The beer cans have been swept away, the bunting has been removed, the St George’s flags have been packed away. Save those for another day, another tournament, maybe even another final.
While the media wade through the mess left behind by a section of – and let’s not beat around the bush here – drugged-up, beer-fuelled monumental dickheads masquerading as football fans, you would be forgiven for thinking Euro 2020 was another tournament for inquests and pointing fingers.
On some levels it will be. And so it should.
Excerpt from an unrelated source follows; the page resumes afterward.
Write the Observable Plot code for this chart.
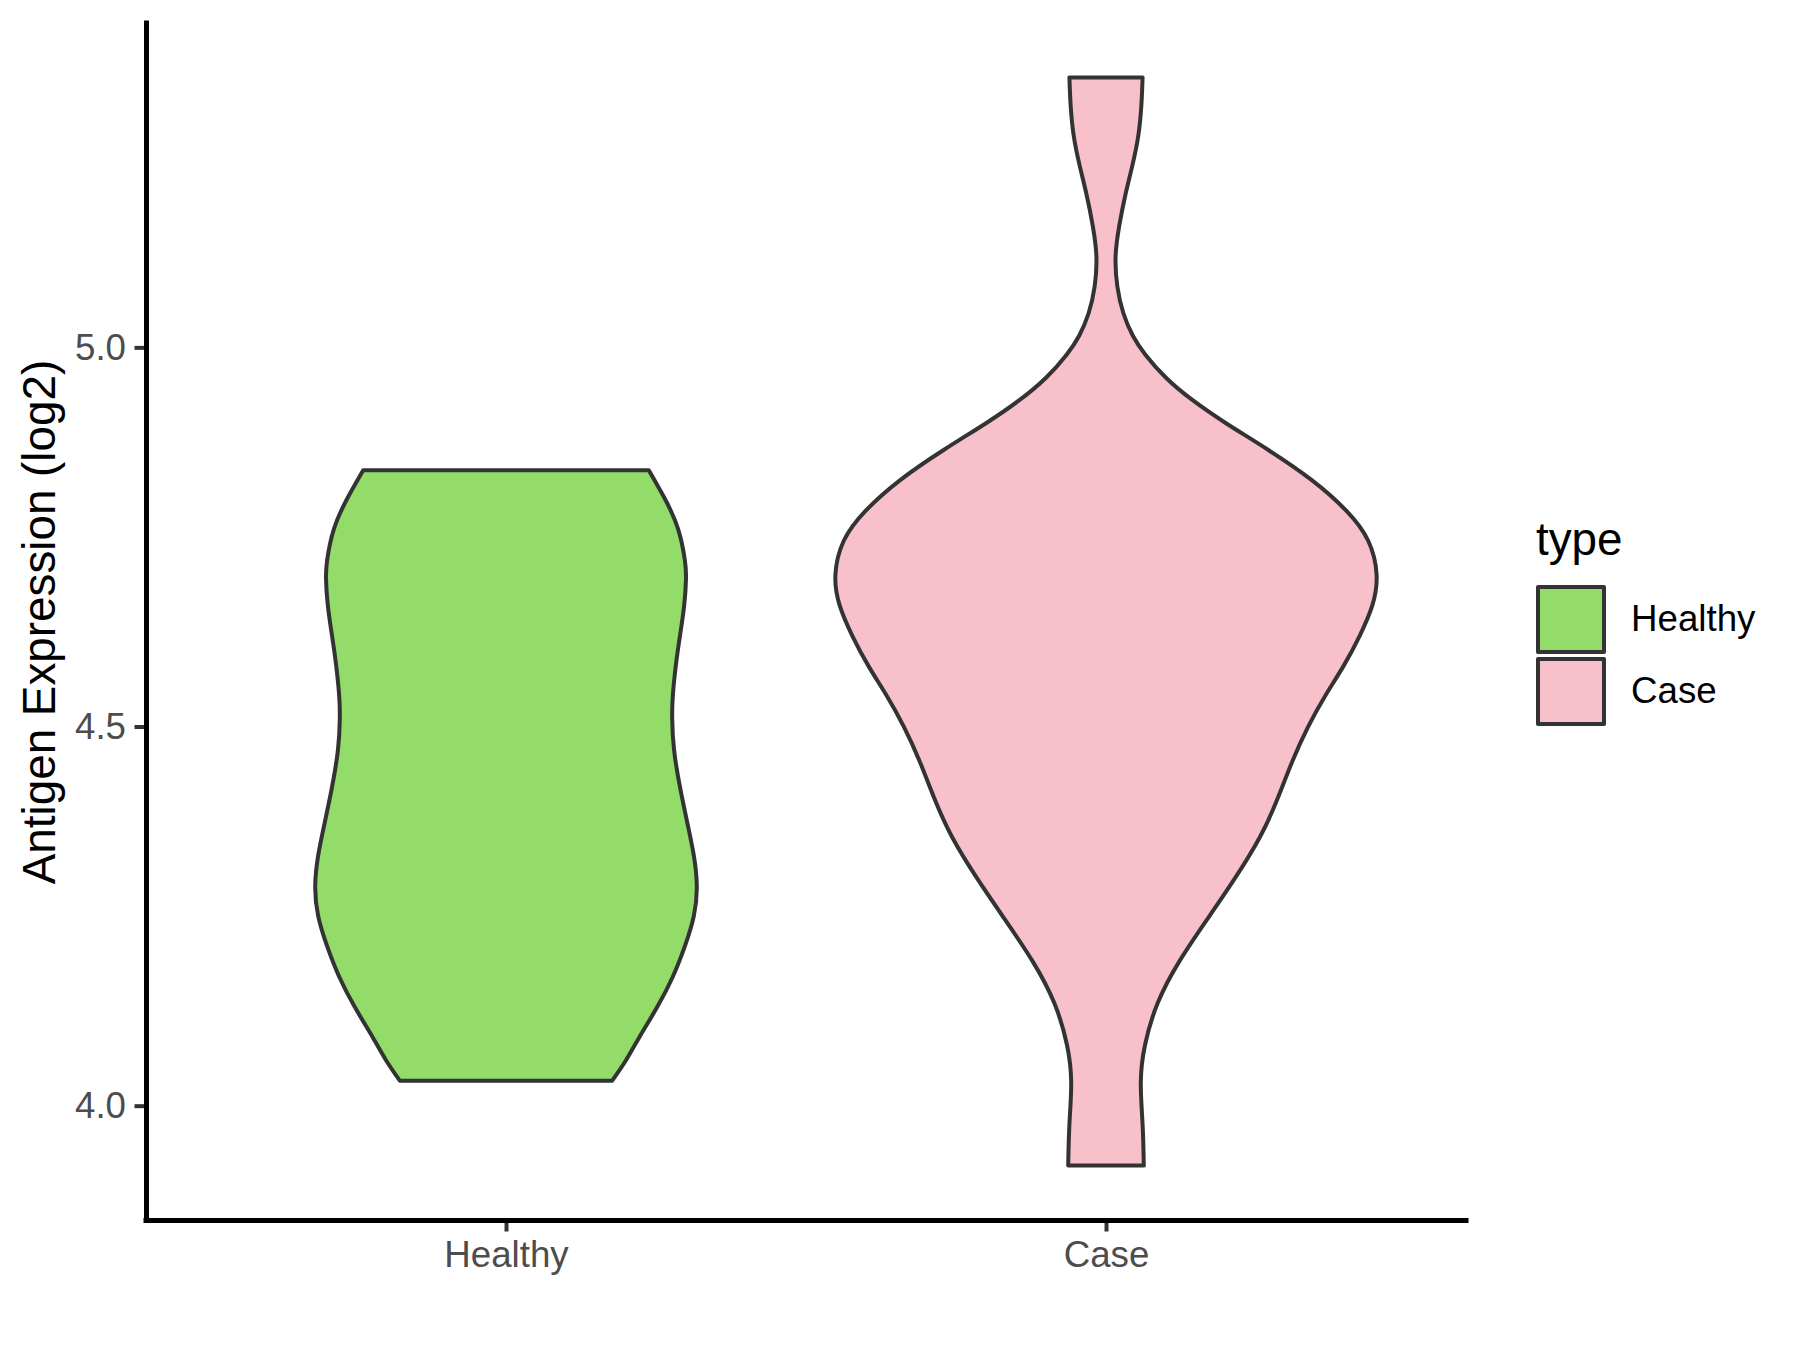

But amid the chaos of Sunday, we shouldn’t overlook that the legacy of Euro 2020 and this group of England players. Twenty six young men, led by a manager of class and dignity.
The calm leader
Gareth Southgate is that uncle who will happily drop to his hands and knees to play with his three-year-old nephew or niece, without so much as a quibble. Invite him for dinner, and he’ll be the first one to roll up his sleeves and wade in to wash the dishes afterwards. I interviewed him a couple of times some years ago. He came across as a thoughtful, calm man…and crucially he knew that this young journalist, as I was then, needed to come away with a ‘line’ – a story my editors would deem worthy to use in the next day’s newspaper. He obliged on both occasions.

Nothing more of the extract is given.